As is true for any distributed system, good monitoring and alerting are essential. Monitoring provides insights into system performance and behaviour, allowing proactive identification of issues and optimisation opportunities. Alongside monitoring, robust alerting ensures prompt notifications of critical events, enabling quick response and resolution. With effective monitoring and alerting in place, you can maintain the stability, availability, and reliability of your distributed system.
While the Transactional Outbox Pattern offers numerous benefits for building a resilient software architecture, it's important to be aware of its potential downsides. One consideration is the potential impact on database load.

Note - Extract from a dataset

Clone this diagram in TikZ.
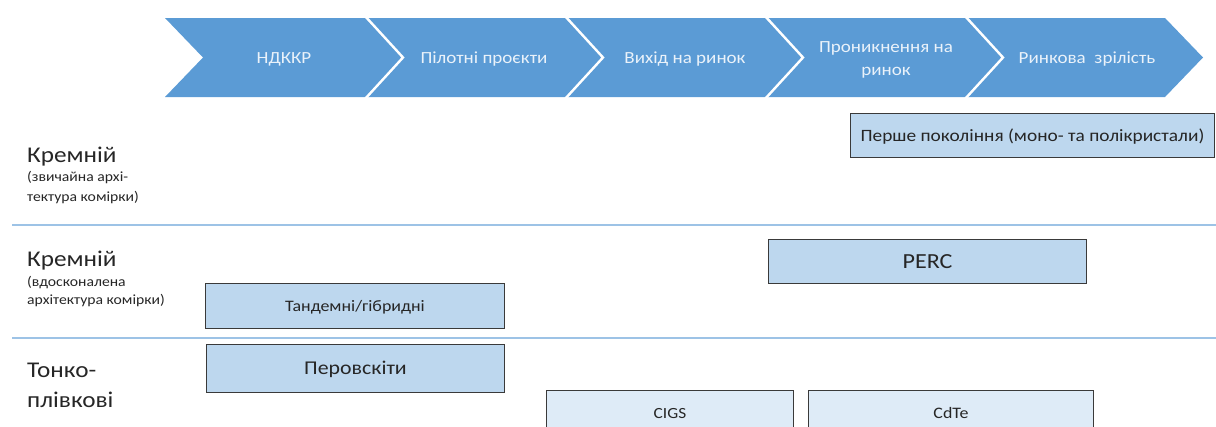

Storing outgoing messages in the Outbox Table adds an additional write workload to the database, especially during high-volume periods. Subsequently, it also increases the read workload because a periodic job has to query for new messages and lock them so they're not consumed by multiple processes.
Another thing to consider is some frameworks are well equipped to not require the Transactional Outbox Pattern. Take Entity Framework from .NET for example. It allows you to implement a unit of work pattern to wrap changes in a transaction and exposes an
OnSaveChanges hook from the
DbContext which allows you to run some code after the transaction is committed. This means that you can solve the atomicity and consistency issue without needing to persist the messages to your database first. That said, you may decide that it's still valuable to persist published messages for auditing amongst other reasons.
We’ve explored the Transactional Outbox Pattern and discovered its power in designing resilient software systems. By leveraging this pattern in your software architecture, handling failures, ensuring exactly-once delivery, and implementing observability, you can build robust systems that maintain data consistency and gracefully recover from disruptions. As with anything in software development, there are many considerations and this isn't a one-size-fits-all solution. Certainly try it out and take the time to consider whether this is the right fit for your problem.
Now, armed with the Transactional Outbox Pattern and your newfound knowledge, go forth and create software that stands the test of time and most importantly leads to satisfied users.